Bergsten tried to allay the concerns of organized labor, which fears that PNTR will send U.S. jobs to low-paid Chinese workers. He said the number of imports from China will not increase because of granting PNTR, and that cheap imports are at least 50% of the reason that U.S. inflation has remained low -- much to the benefit of poor and working-class Americans.
TRANSITION KEYS. "Our studies show that almost all the increase in China's imports to the U.S. -- perhaps 75% to 90% -- has been a diversion of imports that previously came from countries other than China. There is no increase in the total of U.S. imports. There is no impact on U.S. jobs, Bergsten said. "Therefore, the most important economic effect [of the U.S. approving PNTR] is the impact on Chinese economic policy. The Chinese reformers see WTO entry and PNTR passage as crucial to complete China's transition from a Marxist-controlled economy to a capitalist economy."
Nicholas Lardy, senior fellow at the Brookings Institution, echoed that line of reasoning. He cited statistics that showed 12 years ago, 60% of the footwear imported into the U.S. came from South Korea and Taiwan, while 2% came from China. Now those percentages are reversed, but the share of imports coming from those countries has remained constant: 60% of the footwear sold in the U.S. is now made in China, and 2% is made in South Korea and Taiwan.
The real impact of granting PNTR to China is the cause of reform in that nation, Lardy said.

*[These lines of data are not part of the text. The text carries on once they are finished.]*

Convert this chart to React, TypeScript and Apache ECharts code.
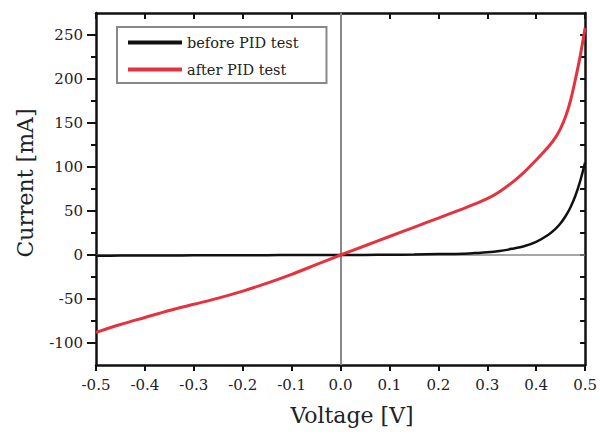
import React, { useEffect, useRef } from "react";
import * as echarts from "echarts";

const voltage = [-0.5, -0.45, -0.4, -0.35, -0.3, -0.25, -0.2, -0.15, -0.1, -0.05, 0, 0.05, 0.1, 0.15, 0.2, 0.25, 0.275, 0.3, 0.325, 0.35, 0.375, 0.4, 0.425, 0.44, 0.45, 0.46, 0.47, 0.48, 0.49, 0.5];
const beforePID = [-0.8, -0.7, -0.6, -0.5, -0.4, -0.3, -0.2, -0.15, -0.1, -0.05, 0, 0.1, 0.3, 0.5, 1, 1.5, 2.2, 3, 4.5, 7, 10, 15, 23, 30, 36, 44, 54, 67, 84, 105];
const afterPID = [-88, -79, -71, -63, -56, -49, -41, -32, -22, -11, 0, 10.5, 21, 31.5, 42, 52.5, 58, 64, 72, 82, 94, 108, 123, 134, 144, 157, 175, 199, 226, 258];

const seriesNames = ["before PID test", "after PID test"];
const yMajorTicks = [-100, -50, 0, 50, 100, 150, 200, 250];
const yMinorTicks = [-75, -25, 25, 75, 125, 175, 225];
const yAllTicks = [-100, -75, -50, -25, 0, 25, 50, 75, 100, 125, 150, 175, 200, 225, 250];

const FONT = "DejaVu Serif";

export default function App() {
  const ref = useRef<HTMLDivElement>(null);
  useEffect(() => {
    if (!ref.current) return;
    const chart = echarts.init(ref.current, undefined, { renderer: "svg" });
    const axisLine = { show: true, onZero: false, lineStyle: { color: "#111", width: 2.5 } };
    const xBase = { type: "value", min: -0.5, max: 0.5, interval: 0.1, splitLine: { show: false } };
    const yBase = { type: "value", min: -125, max: 275, interval: 25, splitLine: { show: false } };
    chart.setOption({
      animation: false,
      backgroundColor: "#fff",
      grid: { left: 96, right: 13, top: 13, bottom: 70, show: false },
      legend: {
        data: seriesNames.map((n) => ({ name: n, icon: "rect" })),
        orient: "vertical",
        left: 117,
        top: 27,
        itemWidth: 54,
        itemHeight: 4,
        itemGap: 12,
        padding: [8, 28, 6, 11],
        borderColor: "#888",
        borderWidth: 2,
        textStyle: { fontFamily: FONT, fontSize: 14.5, color: "#222" },
      },
      xAxis: [
        {
          ...xBase,
          position: "bottom",
          axisLine,
          axisTick: { show: true, inside: false, length: 6, lineStyle: { color: "#111", width: 2 } },
          axisLabel: {
            margin: 12,
            fontFamily: FONT,
            fontSize: 15,
            color: "#222",
            formatter: (v: number) => v.toFixed(1),
          },
        },
        {
          ...xBase,
          position: "top",
          axisLine,
          axisTick: { show: true, inside: true, length: 6, lineStyle: { color: "#111", width: 2 } },
          axisLabel: { show: false },
        },
      ],
      yAxis: [
        {
          ...yBase,
          position: "left",
          axisLine,
          axisTick: { show: true, inside: false, length: 9, customValues: yMajorTicks, lineStyle: { color: "#111", width: 2 } },
          axisLabel: {
            customValues: yMajorTicks,
            margin: 13,
            fontFamily: FONT,
            fontSize: 15,
            color: "#222",
            formatter: (v: number) => (v % 50 === 0 ? String(v) : ""),
          },
        },
        {
          ...yBase,
          position: "left",
          axisLine: { show: false, onZero: false },
          axisTick: { show: true, inside: false, length: 5, customValues: yMinorTicks, lineStyle: { color: "#111", width: 2 } },
          axisLabel: { show: false },
        },
        {
          ...yBase,
          position: "right",
          axisLine,
          axisTick: { show: true, inside: true, length: 5, customValues: yAllTicks, lineStyle: { color: "#111", width: 2 } },
          axisLabel: { show: false },
        },
      ],
      series: [
        {
          name: seriesNames[0],
          type: "line",
          xAxisIndex: 0,
          yAxisIndex: 0,
          data: voltage.map((v, i) => [v, beforePID[i]]),
          showSymbol: false,
          symbol: "none",
          smooth: 0.3,
          z: 3,
          lineStyle: { color: "#111", width: 2.5 },
          itemStyle: { color: "#111" },
          markLine: {
            silent: true,
            symbol: ["none", "none"],
            z: 1,
            label: { show: false },
            data: [
              { xAxis: 0, lineStyle: { color: "#888", width: 2, type: "solid" } },
              { yAxis: 0, lineStyle: { color: "#888", width: 1.5, type: "solid" } },
            ],
          },
        },
        {
          name: seriesNames[1],
          type: "line",
          xAxisIndex: 0,
          yAxisIndex: 0,
          data: voltage.map((v, i) => [v, afterPID[i]]),
          showSymbol: false,
          symbol: "none",
          smooth: 0.3,
          z: 4,
          lineStyle: { color: "#e5323f", width: 3 },
          itemStyle: { color: "#e5323f" },
        },
      ],
      graphic: [
        {
          type: "text",
          x: 352,
          y: 415,
          style: {
            text: "Voltage [V]",
            fontFamily: FONT,
            fontSize: 22,
            fill: "#222",
            textAlign: "center",
            textVerticalAlign: "middle",
          },
        },
        {
          type: "text",
          x: 25,
          y: 183,
          rotation: Math.PI / 2,
          style: {
            text: "Current [mA]",
            fontFamily: FONT,
            fontSize: 22,
            fill: "#222",
            textAlign: "center",
            textVerticalAlign: "middle",
          },
        },
      ],
    });
    return () => chart.dispose();
  }, []);
  return (
    <div
      ref={ref}
      style={{ position: "fixed", left: 0, top: 0, width: 600, height: 435, background: "#fff" }}
    />
  );
}
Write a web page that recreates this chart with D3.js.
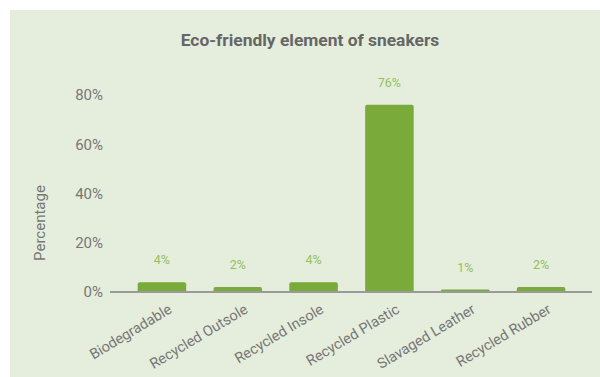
<!DOCTYPE html>
<html>
<head>
<meta charset="utf-8">
<script src="https://cdn.jsdelivr.net/npm/d3@7"></script>
<style>
  html, body { margin: 0; padding: 0; background: #ffffff; }
  svg { display: block; font-family: Roboto, "Noto Sans", sans-serif; }
</style>
</head>
<body>
<svg id="chart" width="600" height="377"></svg>
<script>
// Share of eco-friendly elements used in sneakers
const categories = ["Biodegradable", "Recycled Outsole", "Recycled Insole", "Recycled Plastic", "Slavaged Leather", "Recycled Rubber"];
const values = [4, 2, 4, 76, 1, 2];
const yTicks = [0, 20, 40, 60, 80];
const chartTitle = "Eco-friendly element of sneakers";
const yTitle = "Percentage";

const svg = d3.select("#chart");

// panel background
svg.append("rect")
  .attr("x", 10).attr("y", 10)
  .attr("width", 590).attr("height", 367)
  .attr("fill", "#e5eddc");

const x = d3.scaleBand()
  .domain(categories)
  .range([124, 579])
  .paddingInner(0.36)
  .paddingOuter(0.18);

const y = d3.scaleLinear()
  .domain([0, 80])
  .range([292, 95]);

// title
svg.append("text")
  .attr("x", 310).attr("y", 46)
  .attr("text-anchor", "middle")
  .attr("font-size", 17.4)
  .attr("font-weight", "bold")
  .attr("fill", "#666666")
  .text(chartTitle);

// y axis tick labels
const yAxis = d3.axisLeft(y)
  .tickValues(yTicks)
  .tickFormat(d => d + "%")
  .tickSize(0)
  .tickPadding(0);

const gy = svg.append("g")
  .attr("transform", "translate(103,0)")
  .call(yAxis);
gy.select(".domain").remove();
gy.selectAll("text")
  .attr("font-size", 15)
  .attr("fill", "#777777")
  .attr("font-family", "Roboto, sans-serif");

// y axis title
svg.append("text")
  .attr("transform", "translate(45,223) rotate(-90)")
  .attr("text-anchor", "middle")
  .attr("font-size", 15)
  .attr("fill", "#777777")
  .text(yTitle);

// bars
svg.append("g")
  .selectAll("path")
  .data(categories)
  .join("path")
  .attr("fill", "#7aaa3a")
  .attr("d", (c, i) => {
    const x0 = x(c), w = x.bandwidth();
    const yTop = y(values[i]), yBot = y(0);
    const r = Math.min(2, (yBot - yTop) / 2);
    return `M${x0},${yBot}V${yTop + r}Q${x0},${yTop} ${x0 + r},${yTop}` +
           `H${x0 + w - r}Q${x0 + w},${yTop} ${x0 + w},${yTop + r}V${yBot}Z`;
  });

// baseline
svg.append("line")
  .attr("x1", 110).attr("x2", 592)
  .attr("y1", y(0)).attr("y2", y(0))
  .attr("stroke", "#9a9a9a")
  .attr("stroke-width", 2);

// value labels
svg.append("g")
  .selectAll("text")
  .data(categories)
  .join("text")
  .attr("x", c => x(c) + x.bandwidth() / 2)
  .attr("y", (c, i) => y(values[i]) - 18)
  .attr("text-anchor", "middle")
  .attr("font-size", 12.5)
  .attr("fill", "#93c15c")
  .text((c, i) => values[i] + "%");

// x axis labels, rotated
const xAxis = d3.axisBottom(x).tickSize(0).tickPadding(0);
const gx = svg.append("g")
  .attr("transform", `translate(0,${y(0)})`)
  .call(xAxis);
gx.select(".domain").remove();
gx.selectAll(".tick text")
  .attr("font-size", 14.5)
  .attr("fill", "#777777")
  .attr("font-family", "Roboto, sans-serif")
  .attr("text-anchor", "end")
  .attr("dy", null)
  .attr("y", 0)
  .attr("transform", "translate(11,20) rotate(-31)");
</script>
</body>
</html>
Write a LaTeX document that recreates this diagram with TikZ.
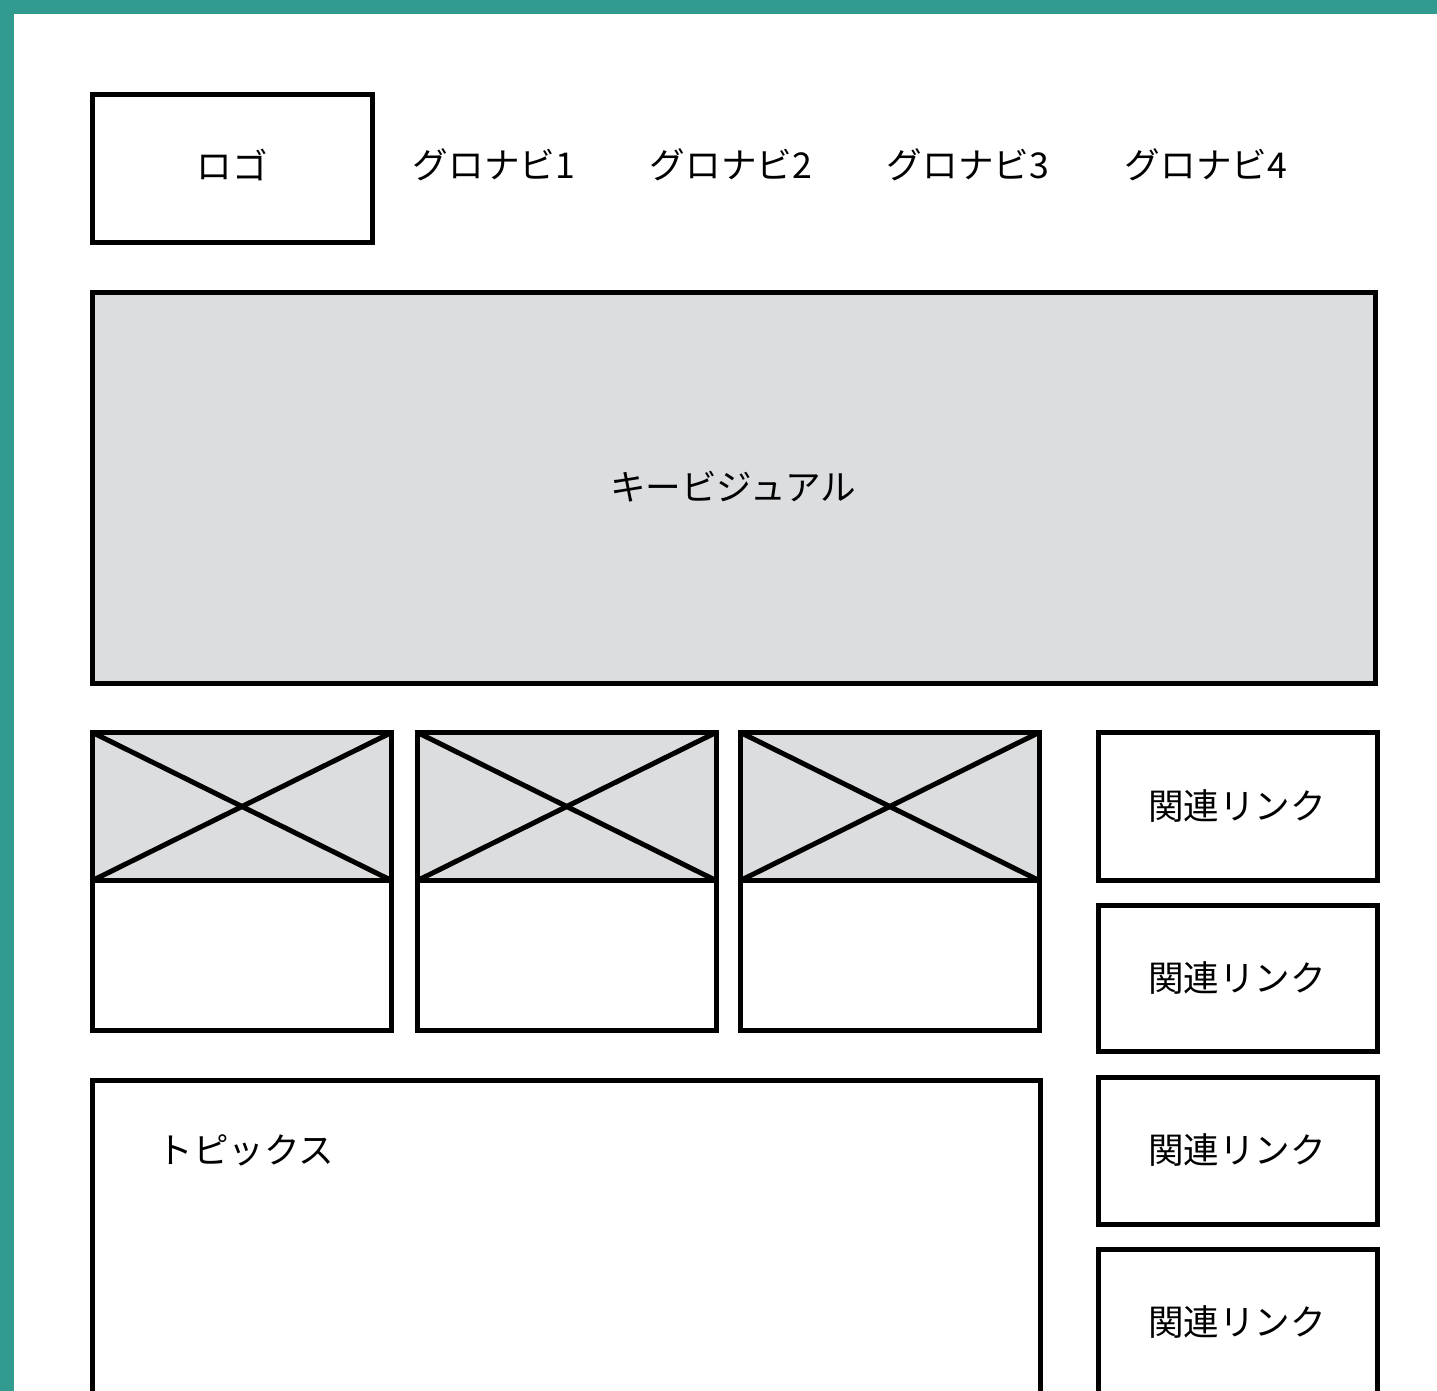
\documentclass[tikz,border=0pt]{standalone}
\usepackage{fontspec}
\setmainfont{Noto Sans CJK JP}
\definecolor{teal0}{RGB}{50,155,143}
\definecolor{kvgray}{RGB}{220,221,223}
\begin{document}
\begin{tikzpicture}[x=0.5pt,y=-0.5pt,
  frame/.style={draw=black,line width=2.5pt},
  lbl/.style={font=\fontsize{17.8}{21}\selectfont,inner sep=0pt,anchor=center},
  cross/.style={draw=black,line width=2.5pt}]
\useasboundingbox (0,0) rectangle (1437,1391);
\clip (0,0) rectangle (1437,1391);
\fill[white] (0,0) rectangle (1437,1391);
\fill[teal0] (0,0) rectangle (1437,14);
\fill[teal0] (0,0) rectangle (14,1391);
% logo
\draw[frame] (92,94.5) rectangle (372,243);
\node[lbl] (logo) at (232,165) {ロゴ};
\node[lbl] (nav1) at (494,165) {グロナビ1};
\node[lbl] (nav2) at (731,165) {グロナビ2};
\node[lbl] (nav3) at (968,165) {グロナビ3};
\node[lbl] (nav4) at (1206,165) {グロナビ4};
% key visual
\draw[frame,fill=kvgray] (92.5,292.5) rectangle (1375.5,683.5);
\node[lbl] (kv) at (733,487) {キービジュアル};
% cards
\foreach \xa/\xb in {92.5/391.5, 417.5/716, 740.5/1039}{
  \fill[kvgray] (\xa,732.5) rectangle (\xb,880.5);
  \draw[cross] (\xa,732.5) -- (\xb,880.5);
  \draw[cross] (\xa,880.5) -- (\xb,732.5);
  \draw[frame] (\xa,732.5) rectangle (\xb,1030.5);
  \draw[frame] (\xa,880.5) -- (\xb,880.5);
}
% related links
\foreach \ya/\yb/\yc in {732.5/880.5/806, 905.5/1051.5/978, 1077.5/1224.5/1150, 1249.5/1420/1322}{
  \draw[frame] (1098.5,\ya) rectangle (1377.5,\yb);
  \node[lbl] at (1237,\yc) {関連リンク};
}
% topics
\draw[frame] (92.5,1080.5) rectangle (1040,1420);
\node[lbl] (topics) at (246,1150) {トピックス};
\end{tikzpicture}
\end{document}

China's leaders need WTO make their economy more efficient and keep it growing, he added. "China really is searching for a new growth paradigm," he said. "In recent years, growth has slumped substantially, and there is the widespread recognition in China that sustained economic growth depends on much more efficiency than they have been able to achieve the past 20 years."
18 CENTS AN HOUR? Representative Brown countered the pro-PNTR argument by saying the American public doesn't support it, and that China exploits workers, pointing out that many workers put in seven-day weeks and make 18 cents an hour.
He was challenged immediately by former U.S. Trade Representative Carla Hills, who pointed out the danger of using statistics that may not be credible. Hills, the chief trade negotiator in the Reagan Administration, instead cited a recent study by the American Chamber of Commerce in Beijing. That study found U.S.-invested businesses in China paid workers "$4 an hour, four times as high as wages in China's state-run enterprises, and 3,000 times as high as those cited by Mr. Brown," said Hills. "There is evidence that U.S. foreign direct investment has had a dramatic effect on the well-being of the Chinese people, not only in wages but in practices as well." Were the lawmakers swayed? The May 22 vote count will tell.